Exercise prompt:
Pick out each line with the word "this" from the material that follows.

Input records:
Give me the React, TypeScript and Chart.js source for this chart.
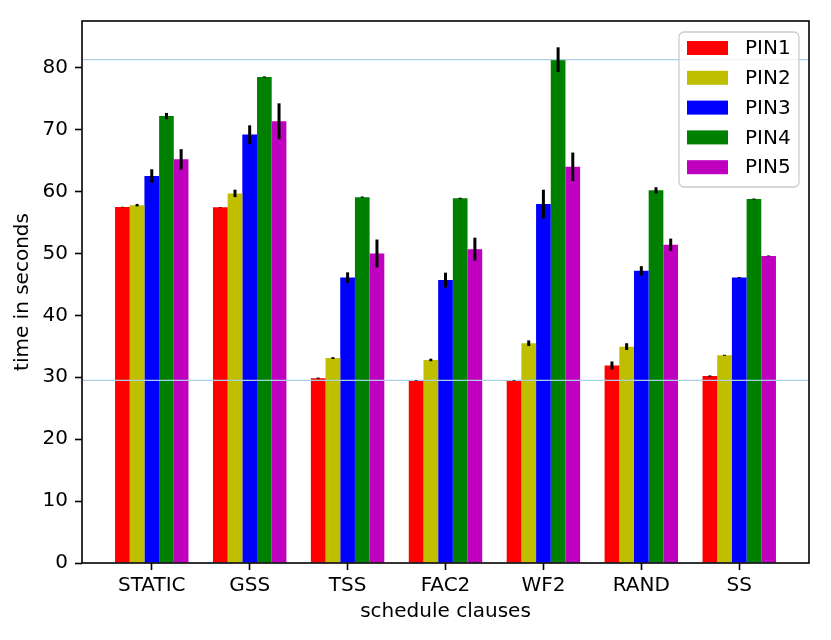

...

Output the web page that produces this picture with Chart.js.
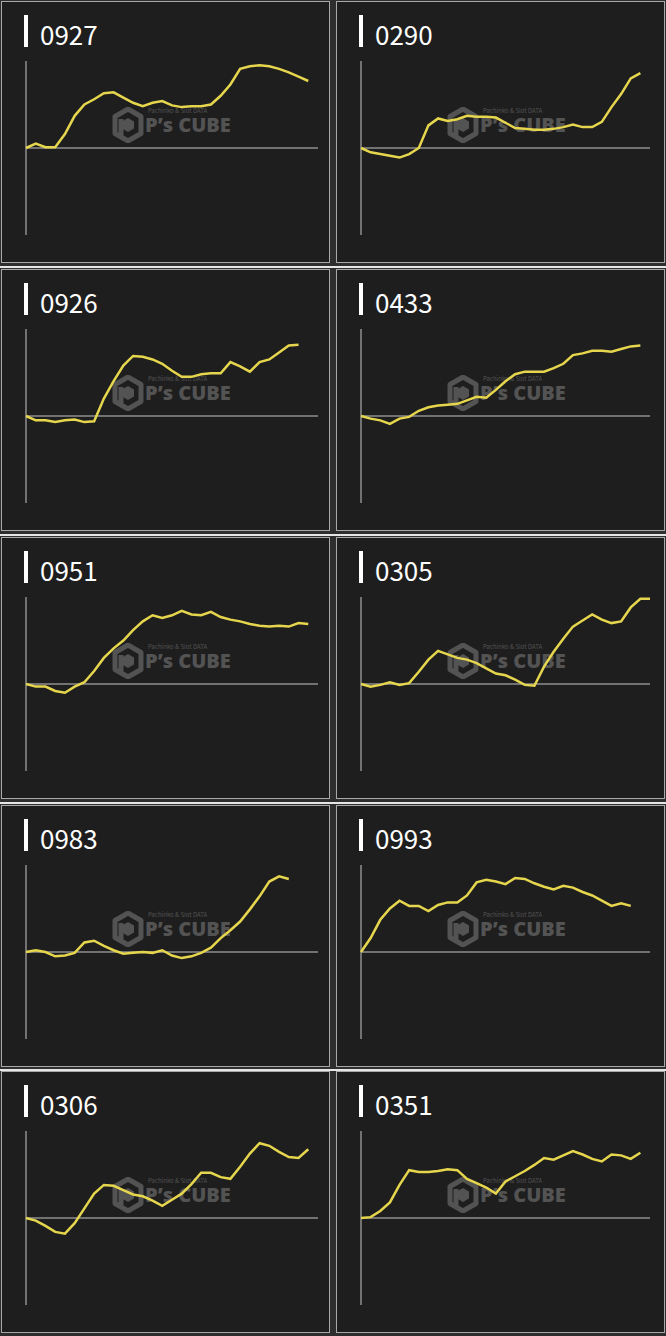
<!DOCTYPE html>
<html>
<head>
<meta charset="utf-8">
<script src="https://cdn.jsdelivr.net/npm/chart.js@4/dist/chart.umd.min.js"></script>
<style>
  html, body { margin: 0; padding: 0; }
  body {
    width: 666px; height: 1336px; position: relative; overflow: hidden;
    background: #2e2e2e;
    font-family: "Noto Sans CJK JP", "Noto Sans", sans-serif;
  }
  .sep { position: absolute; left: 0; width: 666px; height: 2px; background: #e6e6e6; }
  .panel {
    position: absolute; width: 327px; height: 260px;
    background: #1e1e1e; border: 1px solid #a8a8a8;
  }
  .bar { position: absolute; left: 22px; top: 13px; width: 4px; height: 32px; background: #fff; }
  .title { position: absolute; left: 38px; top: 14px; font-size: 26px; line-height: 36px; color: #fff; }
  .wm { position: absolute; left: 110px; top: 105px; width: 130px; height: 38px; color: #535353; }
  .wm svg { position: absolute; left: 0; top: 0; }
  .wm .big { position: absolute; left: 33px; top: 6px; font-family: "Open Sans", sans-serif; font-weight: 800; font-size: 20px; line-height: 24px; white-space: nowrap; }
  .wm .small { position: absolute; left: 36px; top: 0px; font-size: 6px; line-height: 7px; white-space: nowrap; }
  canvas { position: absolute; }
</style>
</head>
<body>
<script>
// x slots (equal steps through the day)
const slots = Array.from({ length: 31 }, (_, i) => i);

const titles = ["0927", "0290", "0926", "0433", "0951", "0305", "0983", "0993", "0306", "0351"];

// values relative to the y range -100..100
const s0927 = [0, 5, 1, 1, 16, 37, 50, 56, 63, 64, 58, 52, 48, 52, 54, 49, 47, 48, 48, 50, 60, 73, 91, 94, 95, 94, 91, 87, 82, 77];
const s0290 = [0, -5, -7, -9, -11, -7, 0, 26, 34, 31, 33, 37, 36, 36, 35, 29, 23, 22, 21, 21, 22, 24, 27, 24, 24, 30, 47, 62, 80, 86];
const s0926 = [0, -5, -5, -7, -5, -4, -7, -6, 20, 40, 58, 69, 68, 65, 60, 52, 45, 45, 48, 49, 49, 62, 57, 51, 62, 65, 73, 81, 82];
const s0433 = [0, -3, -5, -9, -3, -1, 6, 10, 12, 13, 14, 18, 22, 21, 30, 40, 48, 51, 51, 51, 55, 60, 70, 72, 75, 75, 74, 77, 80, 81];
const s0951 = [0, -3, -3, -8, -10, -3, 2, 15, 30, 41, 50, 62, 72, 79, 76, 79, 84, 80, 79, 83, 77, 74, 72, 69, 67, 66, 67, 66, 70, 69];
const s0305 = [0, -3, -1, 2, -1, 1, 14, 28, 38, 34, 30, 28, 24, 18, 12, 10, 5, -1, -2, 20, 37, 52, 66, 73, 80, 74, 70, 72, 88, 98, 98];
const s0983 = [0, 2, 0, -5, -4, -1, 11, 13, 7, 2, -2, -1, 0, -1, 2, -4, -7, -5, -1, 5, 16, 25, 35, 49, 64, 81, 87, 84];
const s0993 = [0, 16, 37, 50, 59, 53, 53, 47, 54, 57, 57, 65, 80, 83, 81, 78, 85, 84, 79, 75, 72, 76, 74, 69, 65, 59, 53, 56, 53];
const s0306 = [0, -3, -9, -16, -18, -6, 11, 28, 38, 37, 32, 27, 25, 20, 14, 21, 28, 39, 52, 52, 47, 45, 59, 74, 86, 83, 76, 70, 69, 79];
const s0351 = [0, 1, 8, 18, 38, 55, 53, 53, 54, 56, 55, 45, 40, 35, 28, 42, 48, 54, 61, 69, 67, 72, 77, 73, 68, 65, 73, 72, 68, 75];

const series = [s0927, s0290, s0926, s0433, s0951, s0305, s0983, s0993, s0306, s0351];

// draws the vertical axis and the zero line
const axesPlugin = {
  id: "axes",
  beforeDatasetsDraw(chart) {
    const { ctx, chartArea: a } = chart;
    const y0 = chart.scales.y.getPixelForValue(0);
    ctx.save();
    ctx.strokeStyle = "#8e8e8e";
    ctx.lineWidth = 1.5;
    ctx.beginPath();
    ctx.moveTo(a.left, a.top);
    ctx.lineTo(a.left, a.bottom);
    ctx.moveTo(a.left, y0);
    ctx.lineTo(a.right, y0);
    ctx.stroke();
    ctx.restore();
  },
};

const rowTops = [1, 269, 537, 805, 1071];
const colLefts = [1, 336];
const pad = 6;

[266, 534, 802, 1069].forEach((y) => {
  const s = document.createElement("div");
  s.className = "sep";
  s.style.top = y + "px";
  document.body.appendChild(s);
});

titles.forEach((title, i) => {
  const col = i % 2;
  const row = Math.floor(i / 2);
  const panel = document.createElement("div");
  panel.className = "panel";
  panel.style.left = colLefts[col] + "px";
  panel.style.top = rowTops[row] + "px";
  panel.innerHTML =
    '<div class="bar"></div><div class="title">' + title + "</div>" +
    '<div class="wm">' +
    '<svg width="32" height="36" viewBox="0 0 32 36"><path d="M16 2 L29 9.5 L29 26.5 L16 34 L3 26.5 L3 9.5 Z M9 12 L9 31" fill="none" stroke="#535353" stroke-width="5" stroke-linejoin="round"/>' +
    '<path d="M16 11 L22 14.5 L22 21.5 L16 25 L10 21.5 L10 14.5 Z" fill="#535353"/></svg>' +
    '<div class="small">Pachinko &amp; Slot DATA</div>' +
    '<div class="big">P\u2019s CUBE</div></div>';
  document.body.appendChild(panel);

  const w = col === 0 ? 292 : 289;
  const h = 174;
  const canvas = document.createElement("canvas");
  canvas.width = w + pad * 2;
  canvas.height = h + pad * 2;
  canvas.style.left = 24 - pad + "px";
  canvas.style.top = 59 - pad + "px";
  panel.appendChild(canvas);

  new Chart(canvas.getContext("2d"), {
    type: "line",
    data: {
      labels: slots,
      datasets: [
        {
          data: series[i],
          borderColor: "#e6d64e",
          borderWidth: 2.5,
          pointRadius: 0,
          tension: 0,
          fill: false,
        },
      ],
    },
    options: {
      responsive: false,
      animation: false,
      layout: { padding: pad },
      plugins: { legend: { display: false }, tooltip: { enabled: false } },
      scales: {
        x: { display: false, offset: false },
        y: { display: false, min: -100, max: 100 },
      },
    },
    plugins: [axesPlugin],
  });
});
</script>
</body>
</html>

Correct answer:
Give me the React, TypeScript and Chart.js source for this chart.
Output the web page that produces this picture with Chart.js.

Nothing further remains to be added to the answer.